Your AI Agent Will Inherit Your Team’s Workarounds
Is your AI agent inheriting your team’s workarounds?
I’ve completed operator interviews, captured baselines, and supported future state redesigns across dozens of companies.
They had two things in common:
Workarounds everywhere, and documentation as an afterthought.
This was true when I was deploying supply chain solutions using SAP ECC, SQL Server, and Crystal Reports in the mid-2000s, and it’s true today.
Teams run the same plays long enough that the process goes on autopilot and the cheat codes never leave people's heads.
Introducing a new hire means transferring all of it: how teams collaborate, who owns decisions, what data represents truth, and governing policies.

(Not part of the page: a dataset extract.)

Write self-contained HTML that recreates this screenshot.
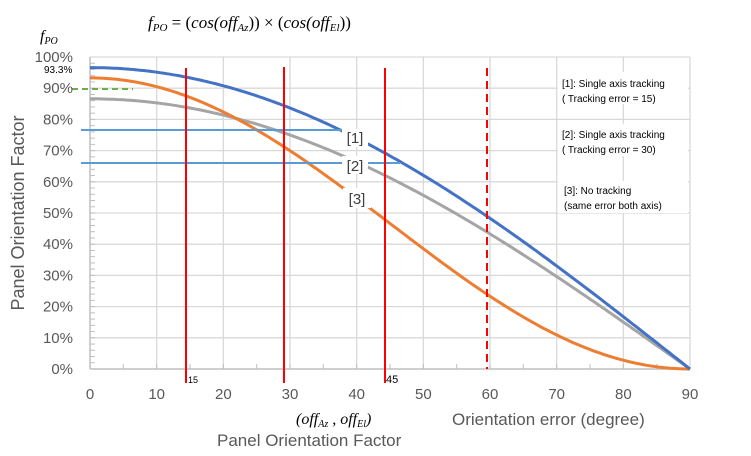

I've rarely seen an onboarding plan that actually pulls that off.
Historically, this was tolerated because human effort could absorb it. With AI agents these problems are harder to observe and easier to amplify.
People notice ambiguity and ask questions. An agent won't reliably flag what it wasn't built to flag. Which means it can execute incomplete logic repeatedly, quickly, and across far more transactions than a person. Auto-routing POs based on incorrect lead times can trigger a cascade nobody catches until it's too late.
Technology does not compensate for missing process discipline. So fix the discipline first.
Start with a high-volume, high-consequence exception workflow. Document what triggers it, what data is used, who decides, when it escalates, and what a good resolution looks like. That's the input your agent actually needs.